Management time bottleneck in secondaries

Diving deeper into

Dan Akivis, senior associate at Expansion VC, on selling secondary and managing LP relationships

Interview
management is not conducive on off-cycles to educate random folks that are not going to add, call it economic value to the company immediately
Analyzed 7 sources

The real bottleneck in private secondaries is not finding a seller, it is getting management to spend time turning an unknown buyer into an informed one. Outside a financing or tender process, a CEO gets little in return for sharing updates, answering diligence questions, and approving a transfer that mainly helps one existing shareholder. That is why off cycle sales usually happen only in famous late stage names, or when a new buyer also brings capital, recruiting help, or clear strategic value.

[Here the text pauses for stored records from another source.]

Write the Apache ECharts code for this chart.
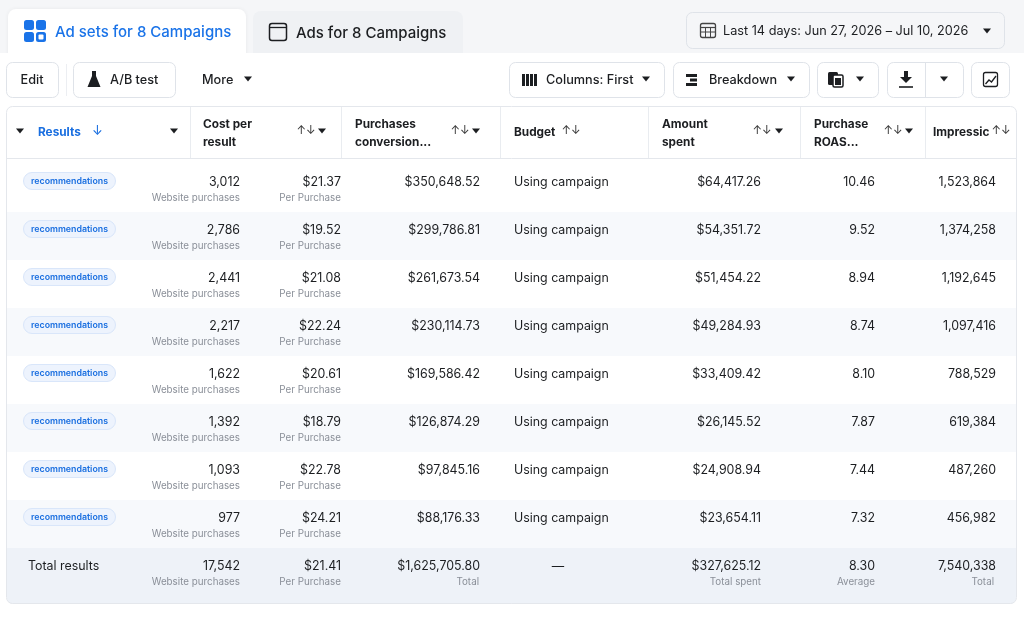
<!DOCTYPE html>
<html><head><meta charset="utf-8">
<script src="https://cdn.jsdelivr.net/npm/echarts@6/dist/echarts.min.js"></script>
<style>html,body{margin:0;padding:0;background:#fff}#c{width:1024px;height:617px}</style>
</head><body><div id="c"></div>
<script>
// ---- data ----
const rowLabels = ['recommendations','recommendations','recommendations','recommendations','recommendations','recommendations','recommendations','recommendations'];
const results = [3012, 2786, 2441, 2217, 1622, 1392, 1093, 977];
const costPerResult = [21.37, 19.52, 21.08, 22.24, 20.61, 18.79, 22.78, 24.21];
const purchasesValue = [350648.52, 299786.81, 261673.54, 230114.73, 169586.42, 126874.29, 97845.16, 88176.33];
const budgetText = ['Using campaign','Using campaign','Using campaign','Using campaign','Using campaign','Using campaign','Using campaign','Using campaign'];
const amountSpent = [64417.26, 54351.72, 51454.22, 49284.93, 33409.42, 26145.52, 24908.94, 23654.11];
const purchaseRoas = [10.46, 9.52, 8.94, 8.74, 8.10, 7.87, 7.44, 7.32];
const impressions = [1523864, 1374258, 1192645, 1097416, 788529, 619384, 487260, 456982];
const totalRow = {label:'Total results', results:17542, cost:21.41, purchases:1625705.80, budget:'—', amount:327625.12, roas:8.30, impressions:7540338};
const headers = [['Results'],['Cost per','result'],['Purchases','conversion...'],['Budget'],['Amount','spent'],['Purchase','ROAS...'],['Impressic']];
const subLabels = {results:'Website purchases', cost:'Per Purchase', purchases:'Total', amount:'Total spent', roas:'Average', impressions:'Total'};

// ---- helpers ----
const FONT = 'Inter, "Noto Sans", sans-serif';
const DARK = '#1c1e21', GREY = '#8a8f98', BLUE = '#1a6fe0', BORDER = '#dfe3e9';
const fmtInt = v => v.toLocaleString('en-US');
const fmtMoney = v => '$' + v.toLocaleString('en-US',{minimumFractionDigits:2, maximumFractionDigits:2});
const fmt2 = v => v.toFixed(2);
function T(text, x, y, o){ o=o||{}; return {type:'text', z:o.z||10, style:{text, x, y, fill:o.c||DARK, font:(o.w||400)+' '+(o.s||13)+'px '+FONT, align:o.a||'left', verticalAlign:'middle'}}; }
function R(x,y,w,h,o){ o=o||{}; return {type:'rect', z:o.z||1, shape:{x,y,width:w,height:h,r:o.r||0}, style:{fill:o.fill||'none', stroke:o.stroke||null, lineWidth:o.lw||1, shadowBlur:o.sb||0, shadowColor:o.sc||'transparent', shadowOffsetY:o.sy||0}}; }
function tri(cx, cy, c){ return {type:'polygon', z:10, shape:{points:[[cx-4,cy-2.5],[cx+4,cy-2.5],[cx,cy+2.5]]}, style:{fill:c||DARK}}; }
function L(x1,y1,x2,y2,c,lw,z){ return {type:'line', z:z||3, shape:{x1,y1,x2,y2}, style:{stroke:c||BORDER, lineWidth:lw||1}}; }

const g = [];
// page top background
g.push(R(0,0,1024,53,{fill:'#f5f6f8',z:0}));
// tabs
g.push(R(8,9,238,50,{fill:'#ffffff',r:[8,8,0,0],z:1,sb:4,sc:'rgba(0,0,0,0.06)'}));
g.push(R(253,11,210,45,{fill:'#eff1f4',r:[8,8,0,0],z:1}));
g.push(R(0,53,1024,564,{fill:'#ffffff',z:2}));
// ad sets icon
[[24,20],[36,20],[24,32],[36,32]].forEach(p=>g.push(R(p[0],p[1],10,10,{fill:'#1a73e8',r:2.5,z:5})));
g.push(R(38.5,34.5,5,5,{fill:'#ffffff',r:1,z:6}));
g.push(T('Ad sets for 8 Campaigns',55,32,{c:'#1a73e8',s:15,w:500}));
// ads window icon
g.push(R(269.5,23.5,17,17,{stroke:DARK,lw:1.5,r:2.5,z:5}));
g.push(L(270,27.5,286,27.5,DARK,1.3,5));
g.push(T('Ads for 8 Campaigns',296,33,{s:15,w:500}));
// date button
g.push(R(686.5,12.5,318,36,{fill:'#f5f6f8',stroke:BORDER,r:6,z:3}));
g.push(R(700.5,23.5,15,14,{stroke:'#444',lw:1.3,r:2,z:5}));
g.push(L(701,27.5,715,27.5,'#444',1.2,5));
g.push(L(701,32,715,32,'#444',1,5));
g.push(L(705.5,28,705.5,37,'#444',1,5));
g.push(L(710.5,28,710.5,37,'#444',1,5));
g.push(T('Last 14 days: Jun 27, 2026 – Jul 10, 2026',723,31,{s:12.7}));
g.push(tri(987,31));
// toolbar
const TB = 12.7;
function btn(x,w){ g.push(R(x+0.5,62.5,w,35,{fill:'#fff',stroke:BORDER,r:6,z:3})); }
btn(6,52); g.push(T('Edit',32,80,{s:TB,a:'center',w:500}));
g.push(L(66.5,64,66.5,96,'#eceef2',1,3));
btn(73,102);
g.push({type:'polygon',z:10,shape:{points:[[92,71],[96,71],[96,76],[100.5,87],[87.5,87],[92,76]]},style:{fill:DARK}});
g.push(T('A/B test',110,80,{s:TB,w:500}));
g.push(T('More',202,80,{s:TB,w:500}));
g.push(tri(248,79));
btn(509,155);
[522,526,530,534].forEach(x=>g.push(R(x,74,3,12,{fill:DARK,z:6})));
g.push(T('Columns: First',546,80,{s:TB,w:500}));
g.push(tri(646,79));
btn(673,136);
g.push(R(686,74,11,3,{fill:DARK,z:6}));
g.push(R(690,78.5,7,3,{fill:DARK,z:6}));
g.push(R(686,83,11,3,{fill:DARK,z:6}));
g.push(T('Breakdown',709,80,{s:TB,w:500}));
g.push(tri(791,79));
btn(817,61);
g.push(R(828,72,10,13,{fill:DARK,r:1.5,z:6}));
g.push(R(833,75,10,12,{fill:'#fff',stroke:DARK,lw:1.5,r:1.5,z:7}));
g.push(R(835,78,6,7,{fill:DARK,z:8}));
g.push(tri(860,79));
btn(887,76);
g.push(L(925.5,63,925.5,97,BORDER,1,4));
g.push(R(904,71,4,7,{fill:DARK,z:6}));
g.push({type:'polygon',z:6,shape:{points:[[900,77],[912,77],[906,83]]},style:{fill:DARK}});
g.push(L(899,87,913,87,DARK,1.6,6));
g.push(tri(944,79));
btn(971,38);
g.push(R(983.5,72.5,14,14,{stroke:DARK,lw:1.3,r:2,z:6}));
g.push({type:'polyline',z:6,shape:{points:[[985.5,84],[989,80],[991.5,82],[996,76]]},style:{stroke:DARK,lineWidth:1.3,fill:'none'}});

// table panel
g.push(R(6.5,106.5,1010,497,{fill:'#fff',z:2,r:6}));
g.push(R(6.5,106.5,1010,497,{stroke:'#e4e7ec',z:20,r:6}));
g.push(L(7,158.5,1016,158.5,'#e4e7ec',1,20));
[190,341,500,648,800,925].forEach(x=>g.push(L(x+0.5,107,x+0.5,158,'#e9ecf0',1,20)));
// headers
const HW = 700, HS = 11.8;
g.push(tri(20,131));
g.push(T(headers[0][0],38,132,{c:BLUE,w:HW,s:HS}));
g.push(T('↓',92,131,{c:BLUE,s:13}));
g.push(tri(174,131));
const hdrCols = [[203,306,322],[355,460,476],[514,571,null],[662,762,779],[814,893,909],[933,1001,null]];
hdrCols.forEach((c,k)=>{
  const h = headers[k+1];
  if(h.length===2){ g.push(T(h[0],c[0],124,{w:HW,s:HS})); g.push(T(h[1],c[0],142,{w:HW,s:HS})); }
  else g.push(T(h[0],c[0],132,{w:HW,s:HS}));
  g.push(T('↑↓',c[1],131,{a:'center',s:11.5,c:'#333'}));
  if(c[2]) g.push(tri(c[2],131));
});

// ---- series ----
const cats = rowLabels.map((r,i)=>'row'+(i+1)).concat(['total']);
const seriesData = cats.map((c,i)=> i<8 ?
  {value:[0,c,results[i],costPerResult[i],purchasesValue[i],amountSpent[i],purchaseRoas[i],impressions[i]]} :
  {value:[0,c,totalRow.results,totalRow.cost,totalRow.purchases,totalRow.amount,totalRow.roas,totalRow.impressions]});

const VS = 12.4, SS = 9.8;
function renderItem(params, api){
  const i = params.dataIndex;
  const yc = api.coord([0, i])[1];
  const h = api.size([0, 1])[1];
  let top = yc - h/2;
  const isTotal = i === 8;
  const ch = [];
  const vy = top + 18, sy = top + 34;
  let bgTop = top, bgH = h;
  if(i===0){ bgTop = 159; bgH = top + h - 159; }
  if(isTotal){ bgH = h + 8; }
  ch.push({type:'rect', shape:{x:7,y:bgTop,width:1009,height:bgH,r:isTotal?[0,0,6,6]:0}, style:{fill: isTotal ? '#eef2f8' : (i%2 ? '#f7f9fc' : '#ffffff')}});
  const txt = (s,x,y,o)=>({type:'text', style:{text:s,x,y,fill:o.c||DARK,font:(o.w||400)+' '+(o.s||VS)+'px '+FONT,align:o.a||'right',verticalAlign:'middle'}});
  if(!isTotal){
    ch.push({type:'rect', shape:{x:23.5,y:vy-9.5,width:92,height:17,r:8.5}, style:{fill:'#edf3fd',stroke:'#d9e6fa',lineWidth:1}});
    ch.push(txt(rowLabels[i],69.5,vy-1,{a:'center',s:8.8,w:600,c:BLUE}));
    ch.push(txt(budgetText[i],514,vy,{a:'left'}));
  } else {
    ch.push(txt(totalRow.label,28,vy,{a:'left'}));
    ch.push(txt(totalRow.budget,558,vy,{a:'center'}));
  }
  ch.push(txt(fmtInt(api.value(2)),240,vy,{}));
  ch.push(txt(subLabels.results,240,sy,{s:SS,c:GREY}));
  ch.push(txt(fmtMoney(api.value(3)),341,vy,{}));
  ch.push(txt(subLabels.cost,341,sy,{s:SS,c:GREY}));
  ch.push(txt(fmtMoney(api.value(4)),480,vy,{}));
  ch.push(txt(fmtMoney(api.value(5)),761,vy,{}));
  ch.push(txt(fmt2(api.value(6)),875,vy,{}));
  ch.push(txt(fmtInt(api.value(7)),996,vy,{}));
  if(isTotal){
    ch.push(txt(subLabels.purchases,479,sy,{s:SS,c:GREY}));
    ch.push(txt(subLabels.amount,761,sy,{s:SS,c:GREY}));
    ch.push(txt(subLabels.roas,875,sy,{s:SS,c:GREY}));
    ch.push(txt(subLabels.impressions,994,sy,{s:SS,c:GREY}));
  }
  return {type:'group', children:ch};
}

const chart = echarts.init(document.getElementById('c'), null, {renderer:'canvas'});
chart.setOption({
  animation:false,
  backgroundColor:'#ffffff',
  textStyle:{fontFamily:FONT},
  grid:{left:6,right:7,top:164,bottom:21},
  xAxis:{type:'value',min:0,max:1,show:false},
  yAxis:{type:'category',data:cats,inverse:true,show:false},
  graphic:{elements:g},
  series:[{type:'custom', z:5, clip:false, renderItem, data:seriesData,
    dimensions:['x','row','results','cost','purchases','amount','roas','impressions'],
    encode:{x:0,y:1}}]
});
</script></body></html>
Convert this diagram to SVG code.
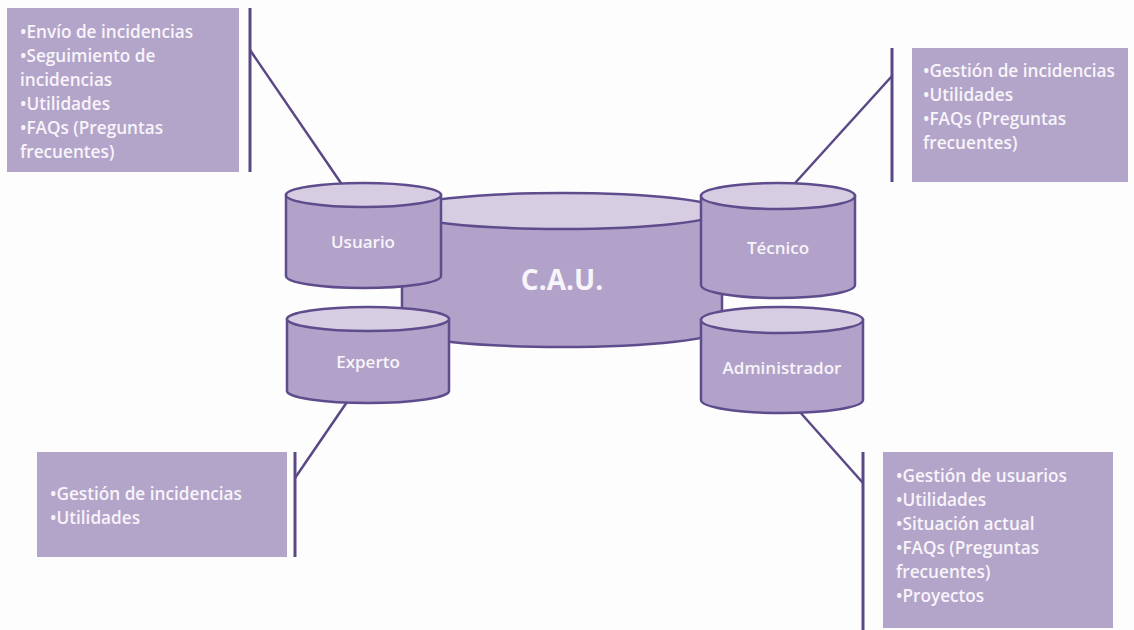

  • For smaller or lesser known companies, buyers cannot just pull an S 1, earnings release, or broad market data set. They often need management to explain basic things like revenue trend, burn, customer quality, and who else is on the cap table. Many teams will not do that work unless they are already running a round or organized liquidity event.
  • This is why the market clusters around issuer led tenders and very late stage names. Internal research on private liquidity shows issuers want tight control over who gets onto the cap table, because investors may receive rights and information access. Dan Akivis describes the practical result, management is usually open in principle, but effectively says yes only if someone else has already done the hard work.
  • New infrastructure is trying to remove that burden rather than change management behavior. SPVs, broker networks, and platforms like Sydecar, Forge, and EquityZen reduce transfer friction and aggregate demand, but they still do not fully solve the core problem, buyers need enough trustworthy company information to price risk without dragging management into a bespoke education process for each trade.

The next phase of private market liquidity will be won by systems that make off cycle buyers look less random to companies. That means standardized vehicles, cleaner investor qualification, and repeatable disclosure workflows. As those pieces improve, more venture funds will be able to sell earlier, return cash to LPs sooner, and treat secondary liquidity as a normal portfolio tool instead of a rare special event.